Kalkhoven, who was co-chairman with Straus, joined the former Uniphase Corp. as CEO in 1992 and built the company up from a tiny maker of gas lasers by making 15 acquisitions to gain the parts feeding the commercial explosion of fiber optics.
JDS Uniphase stock has surged 345-fold since Uniphase went public in 1993 and more than quadrupled since Kalkhoven merged his company with Straus’ JDS Fitel Inc. last year.
“Kevin has shaped this industry almost as much as [Intel Corp. co-founder] Gordon Moore did in the microprocessor world,” said Phillip Lamoreaux, whose Lamoreaux Partners bought its JDS Uniphase stake in the Uniphase IPO. “But I don’t think the company misses a beat.”

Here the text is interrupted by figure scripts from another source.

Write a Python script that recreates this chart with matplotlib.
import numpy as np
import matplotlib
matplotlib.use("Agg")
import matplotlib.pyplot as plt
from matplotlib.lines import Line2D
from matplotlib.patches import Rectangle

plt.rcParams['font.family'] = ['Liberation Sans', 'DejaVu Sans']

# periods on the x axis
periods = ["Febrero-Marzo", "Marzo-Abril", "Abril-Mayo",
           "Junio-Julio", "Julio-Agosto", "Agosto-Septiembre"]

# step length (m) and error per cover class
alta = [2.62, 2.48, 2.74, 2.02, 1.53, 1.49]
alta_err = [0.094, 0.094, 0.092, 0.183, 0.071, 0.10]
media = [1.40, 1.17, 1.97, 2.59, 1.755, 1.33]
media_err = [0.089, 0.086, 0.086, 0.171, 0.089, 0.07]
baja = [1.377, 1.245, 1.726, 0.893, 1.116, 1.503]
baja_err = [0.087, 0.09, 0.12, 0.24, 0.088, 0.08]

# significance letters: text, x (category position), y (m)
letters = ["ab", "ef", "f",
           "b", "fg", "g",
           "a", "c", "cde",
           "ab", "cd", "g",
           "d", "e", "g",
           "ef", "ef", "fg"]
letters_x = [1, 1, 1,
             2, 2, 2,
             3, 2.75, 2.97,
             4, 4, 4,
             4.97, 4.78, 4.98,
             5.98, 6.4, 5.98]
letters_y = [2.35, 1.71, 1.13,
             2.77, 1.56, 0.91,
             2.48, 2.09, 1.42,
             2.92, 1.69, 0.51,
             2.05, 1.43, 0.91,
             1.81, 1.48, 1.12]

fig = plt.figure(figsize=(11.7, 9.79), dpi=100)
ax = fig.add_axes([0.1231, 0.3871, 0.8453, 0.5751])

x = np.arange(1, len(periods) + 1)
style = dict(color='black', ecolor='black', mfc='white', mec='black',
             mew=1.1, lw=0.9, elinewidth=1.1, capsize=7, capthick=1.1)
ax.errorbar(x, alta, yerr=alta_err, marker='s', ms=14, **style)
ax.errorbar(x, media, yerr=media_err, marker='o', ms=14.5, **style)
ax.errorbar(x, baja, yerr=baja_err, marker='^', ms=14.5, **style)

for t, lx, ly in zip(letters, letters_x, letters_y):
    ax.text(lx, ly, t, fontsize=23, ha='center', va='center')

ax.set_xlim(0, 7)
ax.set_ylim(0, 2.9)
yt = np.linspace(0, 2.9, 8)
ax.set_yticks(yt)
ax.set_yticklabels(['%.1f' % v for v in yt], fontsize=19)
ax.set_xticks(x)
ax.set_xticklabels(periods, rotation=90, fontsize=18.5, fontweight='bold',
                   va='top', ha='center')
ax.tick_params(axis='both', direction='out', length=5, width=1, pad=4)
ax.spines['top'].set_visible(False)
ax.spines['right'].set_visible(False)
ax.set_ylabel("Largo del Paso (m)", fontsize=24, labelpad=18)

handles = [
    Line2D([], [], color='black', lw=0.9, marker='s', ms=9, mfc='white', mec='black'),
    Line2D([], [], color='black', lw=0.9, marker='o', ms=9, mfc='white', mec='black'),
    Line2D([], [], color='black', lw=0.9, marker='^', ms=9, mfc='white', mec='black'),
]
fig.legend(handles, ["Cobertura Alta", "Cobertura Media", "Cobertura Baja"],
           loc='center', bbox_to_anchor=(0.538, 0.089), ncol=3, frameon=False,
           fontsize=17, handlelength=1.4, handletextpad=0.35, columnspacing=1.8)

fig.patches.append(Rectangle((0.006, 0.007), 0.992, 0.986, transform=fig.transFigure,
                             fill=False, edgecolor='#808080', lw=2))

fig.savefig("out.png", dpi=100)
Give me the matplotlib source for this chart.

Straus, 53, a refugee from Soviet-era Czechoslovakia, inherits a company whose biggest challenge is boosting production to meet demand from customers such as Nortel Networks Corp. and Lucent Technologies Inc.
Straus has been in charge of production since the merger, while Kalkhoven focused on acquisitions.
Straus co-founded JDS Fitel in 1981 and built it into a $150-million-a-year business.
San Jose-based JDS Uniphase fell $5.94 to close at $86.56 in heavy trading volume on Nasdaq.